The executive director of the San Jose (CA) Police Officer’s Association is facing federal charges related to smuggling of synthetic opioids, including fentanyl.
According to a press release from the Department of Justice, Joanne Marie Segovia, 64, allegedly used her personal and office computers to order thousands of opioid and other pills to her home and agreed to distribute the drugs elsewhere in the United States.
The complaint alleges that Segovia was apprehended as part of an ongoing Homeland Security investigation into a network that was shipping controlled substances into the San Francisco Bay Area from abroad.

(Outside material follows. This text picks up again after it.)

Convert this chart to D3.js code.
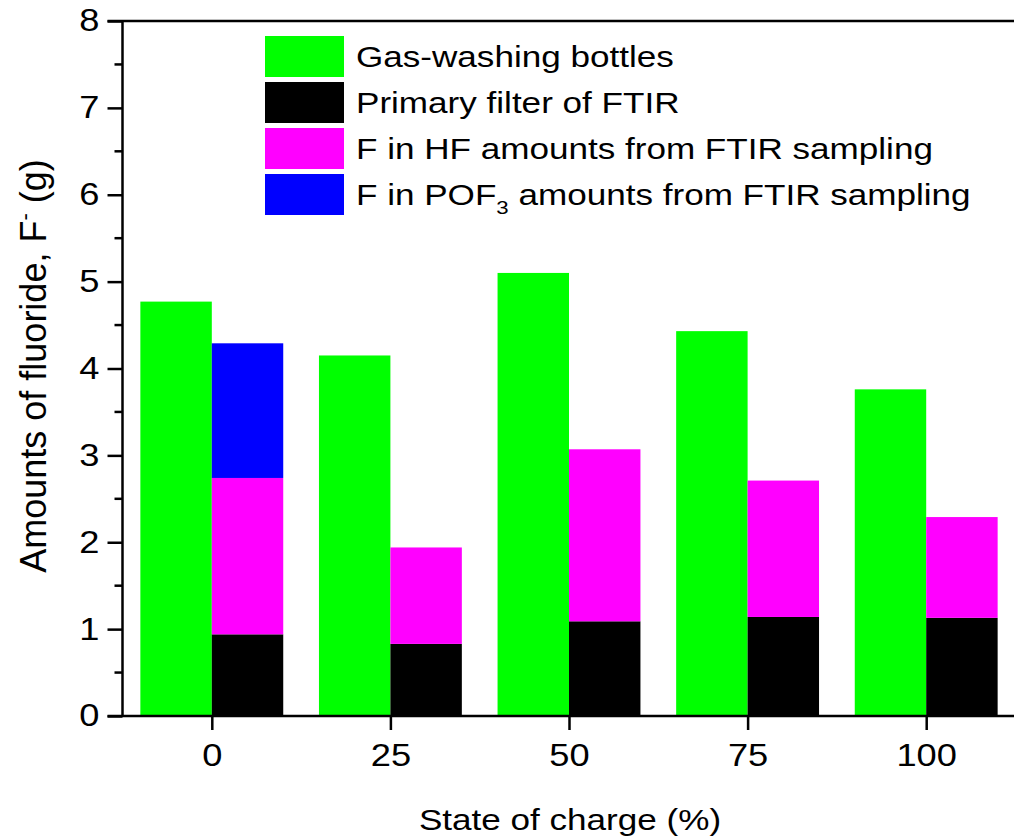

Federal authorities say that between October 2015 and January 2023, Segovia had at least 61 shipments mailed to her home, originating from countries including Hong Kong, Hungary, India, and Singapore. The manifests for these shipments declared their contents with labels like “Wedding Party Favors,” “Gift Makeup,” or “Chocolate and Sweets.” But between July 2019 and January 2023, officials intercepted and opened five of these shipments and found they contained controlled substances, including the synthetic opioids Tramadol and Tapentadol. Certain parcels were valued at thousands of dollars’ worth of drugs.
The complaint alleges that Segovia used her office at the San Jose Police Officers’ Association to distribute controlled substances. For example, in spring 2021, Segovia was told by a supplier to send a package to a woman in North Carolina. Segovia then sent this supplier a photograph of a shipment made using the UPS account of San Jose Police Officers’ Association.
According to the complaint, Segovia continued to order controlled substances even after being interviewed by federal investigators in February 2023. On March 13, 2023, federal agents seized a parcel in Kentucky, containing valeryl fentanyl, addressed to Segovia. The package allegedly originated from China on March 10, 2023 and declared its contents as a “clock.”
Segovia is charged with attempt to unlawfully import valeryl fentanyl, in violation of 21 U.S.C. § 952(a).
If convicted, Segovia faces a maximum statutory sentence of 20 years.
Segovia, a civilian employee, had been with the union, which represents San Jose police officers, for nearly 20 years, according to San Jose Police Officers Association President Sean Pritchard.
"I was shocked, became saddened, and as the days have gone by, I'm at a place where I'm now, I'm angry," Pritchard told San Francisco ABC station KGO.
Pritchard told KGO he became aware of the investigation a week ago after getting a call from federal authorities about the charges against Segovia.
"A woman who has helped fallen officers' families, helped organize fundraisers when officers' children are sick. That's the person we know," he said.